**Requirements**
Leaving out the pictures, retype all the material exactly.

====== Material provided

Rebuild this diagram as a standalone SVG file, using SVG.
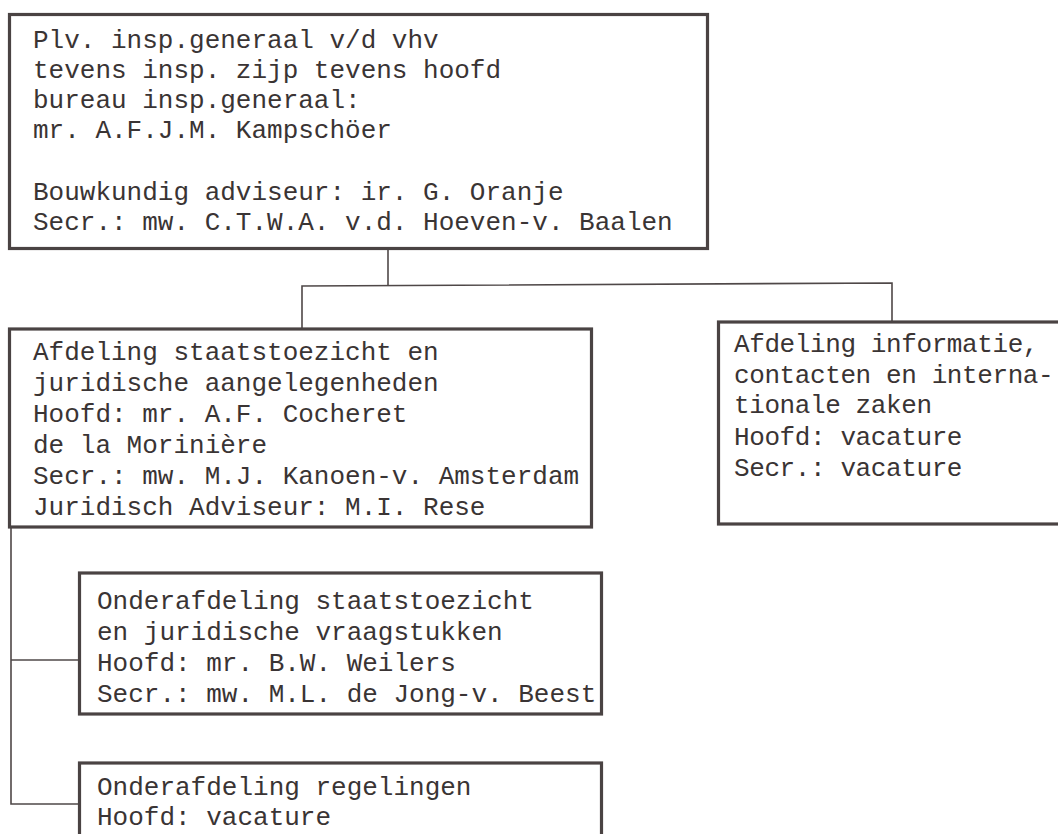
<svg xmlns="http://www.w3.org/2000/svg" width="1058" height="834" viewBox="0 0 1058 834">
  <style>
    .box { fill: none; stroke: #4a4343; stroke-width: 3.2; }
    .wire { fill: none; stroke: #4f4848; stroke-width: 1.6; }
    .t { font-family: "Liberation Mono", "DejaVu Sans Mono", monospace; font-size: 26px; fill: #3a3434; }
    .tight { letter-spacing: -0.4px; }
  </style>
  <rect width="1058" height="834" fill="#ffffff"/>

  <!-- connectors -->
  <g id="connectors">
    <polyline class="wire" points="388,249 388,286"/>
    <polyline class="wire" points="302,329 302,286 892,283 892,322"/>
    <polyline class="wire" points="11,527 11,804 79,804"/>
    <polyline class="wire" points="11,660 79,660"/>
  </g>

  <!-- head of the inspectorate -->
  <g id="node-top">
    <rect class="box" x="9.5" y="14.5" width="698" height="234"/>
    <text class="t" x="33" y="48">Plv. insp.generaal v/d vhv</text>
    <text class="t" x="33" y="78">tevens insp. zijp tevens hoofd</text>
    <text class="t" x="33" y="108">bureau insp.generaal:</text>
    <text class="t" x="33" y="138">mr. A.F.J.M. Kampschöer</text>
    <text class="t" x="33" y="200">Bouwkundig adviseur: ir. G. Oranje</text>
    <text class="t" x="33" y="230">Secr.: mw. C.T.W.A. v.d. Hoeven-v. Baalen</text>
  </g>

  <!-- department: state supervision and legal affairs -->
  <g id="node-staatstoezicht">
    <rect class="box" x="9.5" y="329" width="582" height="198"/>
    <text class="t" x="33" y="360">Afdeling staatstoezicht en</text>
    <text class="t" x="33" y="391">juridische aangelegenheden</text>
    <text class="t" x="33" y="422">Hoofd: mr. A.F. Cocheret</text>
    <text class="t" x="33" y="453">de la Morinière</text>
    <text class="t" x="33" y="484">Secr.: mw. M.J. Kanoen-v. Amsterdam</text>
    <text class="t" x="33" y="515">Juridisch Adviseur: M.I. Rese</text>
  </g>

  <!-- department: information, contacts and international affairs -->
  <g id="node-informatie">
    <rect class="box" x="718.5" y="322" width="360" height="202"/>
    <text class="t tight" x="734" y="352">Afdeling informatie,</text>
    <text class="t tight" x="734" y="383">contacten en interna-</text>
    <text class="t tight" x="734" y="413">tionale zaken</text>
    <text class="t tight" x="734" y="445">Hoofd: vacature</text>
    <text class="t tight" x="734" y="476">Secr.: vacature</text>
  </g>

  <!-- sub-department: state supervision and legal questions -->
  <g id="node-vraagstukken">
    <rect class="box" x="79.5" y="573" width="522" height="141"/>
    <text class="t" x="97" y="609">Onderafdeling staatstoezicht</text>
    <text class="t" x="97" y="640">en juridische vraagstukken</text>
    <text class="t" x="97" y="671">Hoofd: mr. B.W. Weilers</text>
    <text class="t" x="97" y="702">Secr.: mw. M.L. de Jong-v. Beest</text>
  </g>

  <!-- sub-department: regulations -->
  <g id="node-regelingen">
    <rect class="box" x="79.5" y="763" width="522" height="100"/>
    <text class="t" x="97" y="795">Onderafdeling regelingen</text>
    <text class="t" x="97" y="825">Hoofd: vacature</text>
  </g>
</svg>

============

**Result of the exercise**
Rebuild this diagram as a standalone SVG file, using SVG.
<svg xmlns="http://www.w3.org/2000/svg" width="1058" height="834" viewBox="0 0 1058 834">
  <style>
    .box { fill: none; stroke: #4a4343; stroke-width: 3.2; }
    .wire { fill: none; stroke: #4f4848; stroke-width: 1.6; }
    .t { font-family: "Liberation Mono", "DejaVu Sans Mono", monospace; font-size: 26px; fill: #3a3434; }
    .tight { letter-spacing: -0.4px; }
  </style>
  <rect width="1058" height="834" fill="#ffffff"/>

  <!-- connectors -->
  <g id="connectors">
    <polyline class="wire" points="388,249 388,286"/>
    <polyline class="wire" points="302,329 302,286 892,283 892,322"/>
    <polyline class="wire" points="11,527 11,804 79,804"/>
    <polyline class="wire" points="11,660 79,660"/>
  </g>

  <!-- head of the inspectorate -->
  <g id="node-top">
    <rect class="box" x="9.5" y="14.5" width="698" height="234"/>
    <text class="t" x="33" y="48">Plv. insp.generaal v/d vhv</text>
    <text class="t" x="33" y="78">tevens insp. zijp tevens hoofd</text>
    <text class="t" x="33" y="108">bureau insp.generaal:</text>
    <text class="t" x="33" y="138">mr. A.F.J.M. Kampschöer</text>
    <text class="t" x="33" y="200">Bouwkundig adviseur: ir. G. Oranje</text>
    <text class="t" x="33" y="230">Secr.: mw. C.T.W.A. v.d. Hoeven-v. Baalen</text>
  </g>

  <!-- department: state supervision and legal affairs -->
  <g id="node-staatstoezicht">
    <rect class="box" x="9.5" y="329" width="582" height="198"/>
    <text class="t" x="33" y="360">Afdeling staatstoezicht en</text>
    <text class="t" x="33" y="391">juridische aangelegenheden</text>
    <text class="t" x="33" y="422">Hoofd: mr. A.F. Cocheret</text>
    <text class="t" x="33" y="453">de la Morinière</text>
    <text class="t" x="33" y="484">Secr.: mw. M.J. Kanoen-v. Amsterdam</text>
    <text class="t" x="33" y="515">Juridisch Adviseur: M.I. Rese</text>
  </g>

  <!-- department: information, contacts and international affairs -->
  <g id="node-informatie">
    <rect class="box" x="718.5" y="322" width="360" height="202"/>
    <text class="t tight" x="734" y="352">Afdeling informatie,</text>
    <text class="t tight" x="734" y="383">contacten en interna-</text>
    <text class="t tight" x="734" y="413">tionale zaken</text>
    <text class="t tight" x="734" y="445">Hoofd: vacature</text>
    <text class="t tight" x="734" y="476">Secr.: vacature</text>
  </g>

  <!-- sub-department: state supervision and legal questions -->
  <g id="node-vraagstukken">
    <rect class="box" x="79.5" y="573" width="522" height="141"/>
    <text class="t" x="97" y="609">Onderafdeling staatstoezicht</text>
    <text class="t" x="97" y="640">en juridische vraagstukken</text>
    <text class="t" x="97" y="671">Hoofd: mr. B.W. Weilers</text>
    <text class="t" x="97" y="702">Secr.: mw. M.L. de Jong-v. Beest</text>
  </g>

  <!-- sub-department: regulations -->
  <g id="node-regelingen">
    <rect class="box" x="79.5" y="763" width="522" height="100"/>
    <text class="t" x="97" y="795">Onderafdeling regelingen</text>
    <text class="t" x="97" y="825">Hoofd: vacature</text>
  </g>
</svg>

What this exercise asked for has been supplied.